Code that draws figures:
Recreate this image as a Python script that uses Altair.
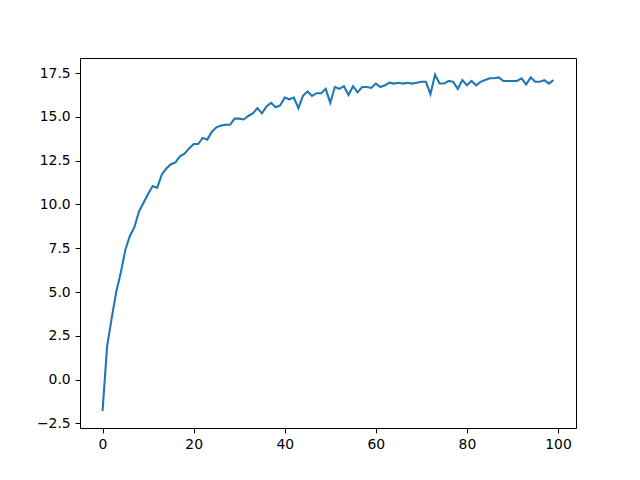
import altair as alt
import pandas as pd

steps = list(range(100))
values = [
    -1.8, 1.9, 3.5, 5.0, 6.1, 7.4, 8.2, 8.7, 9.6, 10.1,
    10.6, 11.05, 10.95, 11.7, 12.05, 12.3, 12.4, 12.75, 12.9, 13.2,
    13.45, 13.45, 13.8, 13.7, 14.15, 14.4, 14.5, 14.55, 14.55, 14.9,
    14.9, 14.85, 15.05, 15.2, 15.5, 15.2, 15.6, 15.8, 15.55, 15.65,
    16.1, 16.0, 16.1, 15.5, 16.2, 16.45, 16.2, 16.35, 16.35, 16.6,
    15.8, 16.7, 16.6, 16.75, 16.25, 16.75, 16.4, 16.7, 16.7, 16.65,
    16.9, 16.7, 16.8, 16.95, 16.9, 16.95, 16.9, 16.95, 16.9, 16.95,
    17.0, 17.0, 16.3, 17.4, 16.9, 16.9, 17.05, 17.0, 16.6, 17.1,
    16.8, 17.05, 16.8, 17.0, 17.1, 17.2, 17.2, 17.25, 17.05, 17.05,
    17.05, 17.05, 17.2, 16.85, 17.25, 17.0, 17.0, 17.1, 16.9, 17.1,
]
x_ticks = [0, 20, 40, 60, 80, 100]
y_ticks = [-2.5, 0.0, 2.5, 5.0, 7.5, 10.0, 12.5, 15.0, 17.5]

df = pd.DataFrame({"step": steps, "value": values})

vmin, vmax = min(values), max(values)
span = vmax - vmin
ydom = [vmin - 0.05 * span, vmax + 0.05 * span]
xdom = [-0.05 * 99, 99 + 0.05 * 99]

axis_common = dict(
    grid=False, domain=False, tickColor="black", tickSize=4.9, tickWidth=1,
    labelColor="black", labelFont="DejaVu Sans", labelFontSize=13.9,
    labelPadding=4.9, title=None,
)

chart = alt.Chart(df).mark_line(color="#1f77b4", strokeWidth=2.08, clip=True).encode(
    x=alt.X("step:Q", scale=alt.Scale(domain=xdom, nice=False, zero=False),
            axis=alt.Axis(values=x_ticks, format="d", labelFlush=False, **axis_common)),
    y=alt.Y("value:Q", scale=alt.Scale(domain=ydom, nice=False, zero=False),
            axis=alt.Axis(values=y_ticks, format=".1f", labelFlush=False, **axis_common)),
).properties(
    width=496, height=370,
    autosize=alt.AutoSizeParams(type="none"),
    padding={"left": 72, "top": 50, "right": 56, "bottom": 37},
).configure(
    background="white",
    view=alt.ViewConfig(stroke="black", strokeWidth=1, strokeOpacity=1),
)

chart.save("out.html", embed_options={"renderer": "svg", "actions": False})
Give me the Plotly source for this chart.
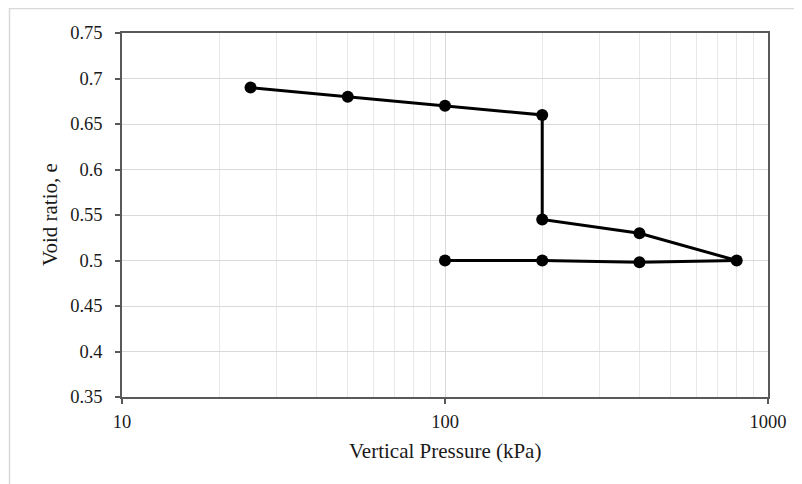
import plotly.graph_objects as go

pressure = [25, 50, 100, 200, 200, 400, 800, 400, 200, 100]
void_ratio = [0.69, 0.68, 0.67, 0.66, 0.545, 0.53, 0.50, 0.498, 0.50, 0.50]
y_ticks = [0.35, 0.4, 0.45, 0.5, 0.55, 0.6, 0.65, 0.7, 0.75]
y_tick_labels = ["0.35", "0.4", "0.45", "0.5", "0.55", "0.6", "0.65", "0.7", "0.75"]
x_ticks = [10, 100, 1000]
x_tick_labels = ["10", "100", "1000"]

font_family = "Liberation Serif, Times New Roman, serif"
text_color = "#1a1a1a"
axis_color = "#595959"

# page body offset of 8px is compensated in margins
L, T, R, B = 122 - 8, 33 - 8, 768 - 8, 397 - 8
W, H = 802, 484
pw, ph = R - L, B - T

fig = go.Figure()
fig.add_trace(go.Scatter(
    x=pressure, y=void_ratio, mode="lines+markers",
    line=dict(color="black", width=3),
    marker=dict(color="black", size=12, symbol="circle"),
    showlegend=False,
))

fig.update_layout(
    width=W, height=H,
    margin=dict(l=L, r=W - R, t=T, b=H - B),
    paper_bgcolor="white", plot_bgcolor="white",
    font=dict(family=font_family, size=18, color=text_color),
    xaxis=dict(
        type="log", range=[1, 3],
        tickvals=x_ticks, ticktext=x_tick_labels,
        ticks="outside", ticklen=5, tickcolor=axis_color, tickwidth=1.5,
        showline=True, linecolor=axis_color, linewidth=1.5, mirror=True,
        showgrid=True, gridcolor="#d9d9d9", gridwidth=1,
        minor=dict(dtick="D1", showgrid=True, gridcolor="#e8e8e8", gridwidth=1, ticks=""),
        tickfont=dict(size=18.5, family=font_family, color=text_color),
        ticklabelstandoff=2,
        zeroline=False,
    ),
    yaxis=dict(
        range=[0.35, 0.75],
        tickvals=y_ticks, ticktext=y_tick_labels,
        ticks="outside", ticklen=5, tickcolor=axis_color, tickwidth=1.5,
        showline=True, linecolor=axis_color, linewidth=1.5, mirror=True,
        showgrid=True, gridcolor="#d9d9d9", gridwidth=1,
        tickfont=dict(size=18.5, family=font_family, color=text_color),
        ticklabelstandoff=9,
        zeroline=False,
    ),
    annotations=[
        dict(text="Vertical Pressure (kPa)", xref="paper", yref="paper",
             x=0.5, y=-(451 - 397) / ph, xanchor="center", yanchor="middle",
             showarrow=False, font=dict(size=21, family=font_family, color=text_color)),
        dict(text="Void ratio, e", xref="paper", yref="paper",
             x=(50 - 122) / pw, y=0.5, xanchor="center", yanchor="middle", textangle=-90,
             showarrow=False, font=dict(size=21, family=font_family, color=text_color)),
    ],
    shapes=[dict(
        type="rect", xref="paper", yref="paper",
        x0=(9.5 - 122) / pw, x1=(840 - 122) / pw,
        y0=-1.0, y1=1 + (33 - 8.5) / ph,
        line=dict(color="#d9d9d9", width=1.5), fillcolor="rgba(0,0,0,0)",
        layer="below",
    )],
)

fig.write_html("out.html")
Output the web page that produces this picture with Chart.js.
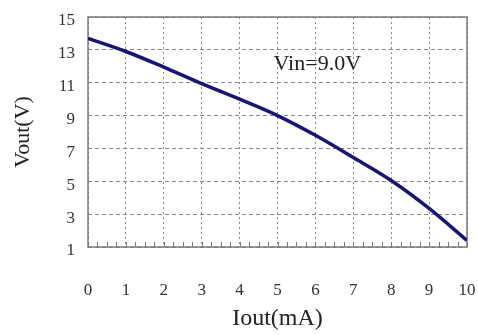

Objective: Scan the material above. Copy each line that holds the word "page".

Task solution:
# page body offset of 8px is compensated in margins
Output the web page that produces this picture with Chart.js.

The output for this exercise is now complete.